DKIMPROBLEM.comDKIM Record Analysis

Common DKIM Problems

DKIM failures are usually caused by unsigned mail, missing selector records, malformed public keys, message changes after signing, or signing domains that do not align with the visible From address.

Problem What Happens Typical Cause
No DKIM signature Message is unsigned Sending system is not configured to sign mail.
No DKIM record Verification fails Selector DNS record does not exist.
Wrong selector Public key not found Sending server uses an incorrect selector name.
Incorrect public key Signature verification fails DNS contains the wrong public key.
Private/public key mismatch DKIM returns fail Private key does not match the published public key.
Corrupted DNS record Verification fails Public key was copied incorrectly or truncated.
Invalid DKIM syntax Verification error Malformed DKIM TXT record.
Expired signature Verification may fail The x= tag has passed.
Future timestamp Signature rejected The t= timestamp is in the future because of clock issues.
Clock skew Unexpected failures Sending server clock is inaccurate.
Message modified in transit Signature fails Headers or body changed after signing.
Mail gateway altered message Signature invalid Security gateway rewrites headers or body.
Mailing list modifications DKIM often fails Footer added or subject modified.
Line wrapping changes Body hash mismatch Long lines reformatted by an intermediate system.
Whitespace changes Body hash mismatch Canonicalisation does not tolerate the modification.
Incorrect canonicalisation Verification fails Sender chose unsuitable simple or relaxed canonicalisation options.
Body truncated Body hash mismatch Message cut short during delivery.
Header rewritten Header hash mismatch Signed headers altered after signing.
Missing signed headers Verification error Required headers removed.
Duplicate headers Unexpected verification results Multiple copies of signed headers.
Selector rotated too early Old mail fails Old selector removed before messages finished delivering.
Weak key length Treated as insecure 512-bit keys or short RSA keys.
Unsupported algorithm Verification ignored Obsolete algorithms used.
DNS lookup failure Temporary verification error Public key cannot be retrieved.
DNS timeout Temporary failure Resolver unable to fetch selector.
DNSSEC issues Temporary failure DNS validation problems.
Oversized DNS record Key not retrieved correctly Public key exceeds DNS limits or is not split correctly.
CNAME issues Key lookup fails Incorrect use of CNAMEs for selectors.
TXT formatting errors Key parsing fails Quotes or spaces incorrect.
Multiple selector records Unexpected behavior Conflicting DNS records.
Using old selector Verification fails Mail server not updated after key rotation.
Missing key rotation Security weakness Same DKIM key used indefinitely.
Compromised private key Signatures cannot be trusted Key leaked or stolen.
Multiple DKIM signatures One or more fail Normal when multiple services sign, but can be confusing.
Third-party service not signing Missing authentication Marketing or CRM platform not configured for DKIM.
Alignment failure DMARC fails despite valid DKIM Signing domain does not align with the visible From domain.
Using default vendor domain Poor alignment Mail signed as vendor.com instead of your domain.
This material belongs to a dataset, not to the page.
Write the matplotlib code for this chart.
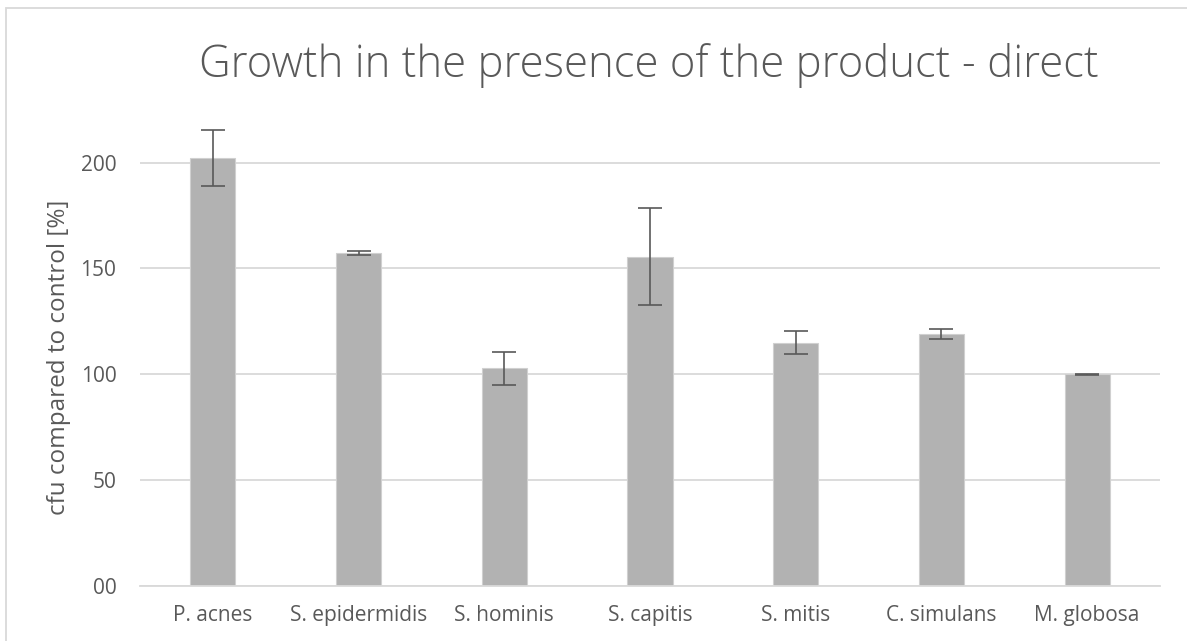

A DKIM record can look correct in DNS while real messages still fail if the sending system uses the wrong selector, the private key does not match, or the message is modified after signing.

Best Practices

  • Use 2048-bit RSA keys where supported.
  • Rotate DKIM keys periodically, for example every 6 to 12 months.
  • Leave old selectors published for a period after rotation so delayed messages can still verify successfully.
  • Use relaxed/relaxed canonicalisation unless you have a specific reason not to.
  • Ensure the DKIM signing domain aligns with the visible From domain if you use Domain-based Message Authentication, Reporting, and Conformance (DMARC).
  • Monitor DKIM failures through DMARC aggregate reports.
  • Test from multiple mail providers after any DKIM change.
  • Protect private keys carefully and restrict access to the signing server.

For a DKIM checking tool, findings can be grouped into Signing Problems, DNS Problems, Cryptographic Problems, Message Integrity Problems, Alignment Problems, Operational Warnings, and Temporary Errors.